By Terri Jo Neff |
The Arizona Supreme Court will issue a ruling in the next few months that could allow complaints to be resolved and enforced by state agencies even if the agency did not have authority to impose a penalty or sanction in the first place.
On Nov. 15, the justices conducted oral arguments in a dispute between Legacy Foundation Action Fund and the Arizona Citizens Clean Elections Commission over nearly $100,000 in penalties imposed in 2015 against Action Fund for alleged violations related to election finance reports and political ads.
The Legacy Foundation Action Fund unsuccessfully challenged the Clean Elections Commission’s authority during agency-level proceedings, including an argument that the Commission lacked subject matter jurisdiction. Subject matter jurisdiction is a legal requirement that a given court or government agency has the authority to hear the matter brought before it.
Attorneys for the Action Fund did not timely appeal the issue, waiting instead until 2018 to revive the jurisdictional issue when the Commission sought to collect the penalty.
Earlier this year, the Arizona Court of Appeals issued a split opinion which held in part that the “need for finality” with a decision of an Arizona administrative agency can be more important than whether the agency actually had authority to issue the decision in the first place.
The opinion also noted a judgment by a state-chartered agency such as the Clean Elections Commission is not a legal nullity if the party failed to raise the jurisdictional issue in a timely appeal.
However, a strongly worded dissenting opinion by Judge Cynthia Bailey noted that while Legacy Foundation Action Fund forfeited several appellate rights by not filing its appeal on time, “it did not, and could not, forfeit” its right to challenge the Commission’s subject-matter jurisdiction.
“Subject-matter jurisdiction can neither be waived nor conferred by stipulation. A court simply cannot hear a case over which it has no jurisdiction,” Bailey wrote, adding that “under Arizona statutes and rules, the potential injustice when an agency acts beyond its statutory authority outweighs any interest in finality and judicial economy.”
Bailey’s dissent opinion closely aligns with arguments put forth in an amicus (friend-of-the-court) brief filed with the Arizona Supreme Court by the Goldwater Institute’s Scharf-Norton Center for Constitutional Litigation.
The Goldwater Institute is a nonpartisan public policy and research foundation whose priorities include the defense of individual rights against Arizona’s various state agencies which often operate outside the boundaries of evidentiary and procedural protections.
In the brief, attorney Timothy Sandefur cites prior court decisions in Arizona—some dating back to the 1920s—which have led to established case law that a judgment issued by a court, tribunal, or agency that lacks jurisdiction is void ab initio, or legally null.
“This has always been the rule in Arizona…and it should not be altered now,” Sandefur wrote, pointing out that Action Fund’s only opportunity to have its jurisdictional challenge heard was by the Commission itself, “which is not a judicial body, but a party to this dispute.”

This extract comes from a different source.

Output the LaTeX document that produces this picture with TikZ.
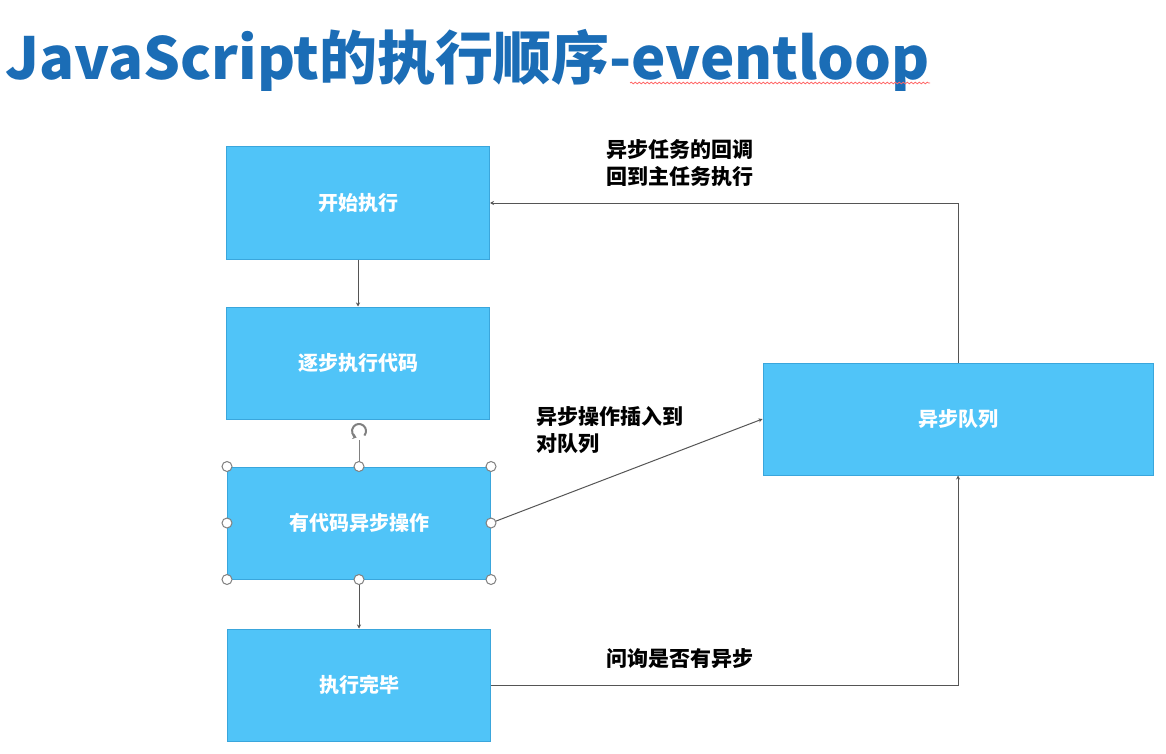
\documentclass[tikz,border=0pt]{standalone}
\usepackage{fontspec}
\setmainfont{Noto Sans CJK SC}
\usetikzlibrary{arrows.meta,decorations.pathmorphing}
\definecolor{boxblue}{HTML}{50C4F8}
\definecolor{boxedge}{HTML}{3AA6DC}
\definecolor{titleblue}{HTML}{1B6DB6}
\definecolor{linegray}{HTML}{555555}
\begin{document}
\begin{tikzpicture}
            [x=1pt,y=-1pt,
             stepbox/.style={rectangle,fill=boxblue,draw=boxedge,line width=1pt,minimum width=263pt,minimum height=112pt,inner sep=0pt,text=white,font=\fontsize{20}{24}\selectfont\bfseries},
             note/.style={align=left,inner sep=0pt,font=\fontsize{21}{27}\selectfont\bfseries},
             arr/.style={draw=linegray,line width=1pt,-{Stealth[length=4pt,width=4pt]}},
             handle/.style={circle,fill=white,draw=gray,line width=1pt,minimum size=10pt,inner sep=0pt}]
            \useasboundingbox[fill=white] (0,0) rectangle (1166,754);
            %
            \node[anchor=base west,inner sep=0pt,text=titleblue,font=\fontsize{58}{58}\selectfont\bfseries] (title) at (5,80) {JavaScript的执行顺序-eventloop};
            \draw[red!60,line width=0.8pt,decorate,decoration={snake,amplitude=0.8pt,segment length=4pt}] (630,83) -- (930,83);
            %
            \node[stepbox] (b1) at (358,203) {开始执行};
            \node[stepbox] (b2) at (358,363) {逐步执行代码};
            \node[stepbox] (b3) at (359,523) {有代码异步操作};
            \node[stepbox] (b4) at (359,685) {执行完毕};
            \node[stepbox,minimum width=390pt] (b5) at (958,419) {异步队列};
            %
            \node[note,anchor=west] (lblback) at (606,163) {异步任务的回调\\回到主任务执行};
            \node[note,anchor=west] (lblpush) at (536,430) {异步操作插入到\\对队列};
            \node[note,anchor=west] (lblask) at (606,659) {问询是否有异步};
            %
            \draw[arr] (b1) -- (b2);
            \draw[arr] (b3.east) -- (b5.west);
            \draw[arr] (b4) -| (b5);
            \draw[arr] (b5) |- (b1);
            \draw[arr] (b3) -- (b4);
            %
            \coordinate (rot) at (359,431);
            \draw[gray,line width=1pt] ([yshift=-9pt]rot) -- (b3.north);
            \draw[gray,line width=2pt,-{Stealth[length=4pt,width=6pt]}] ([shift={(-40:7pt)}]rot) arc[start angle=-40,end angle=250,radius=7pt];
            \foreach \a in {north west,north,north east,west,east,south west,south,south east}
                \node[handle] at (b3.\a) {};
        \end{tikzpicture}
\end{document}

And to elevate finality in litigation over validity as the court of appeals did “is to elevate form over substance and – alarmingly – efficiency over legitimacy,” the brief states.
Sandefur urged the Arizona Supreme Court justices to reject establishing a new legal standard for jurisdiction, especially in light of the burden it will create for people trying to defend themselves when agencies overstep their bounds, Sandefur wrote.
That burden “is likely to fall hardest on unsophisticated and unrepresented parties, particularly small business owners, workers, and entrepreneurs, who are often subjected to enforcement by regulatory agencies and often lack the wherewithal to obtain legal representation,” he added.
A decision from the Arizona Supreme Court is expected in Spring 2023.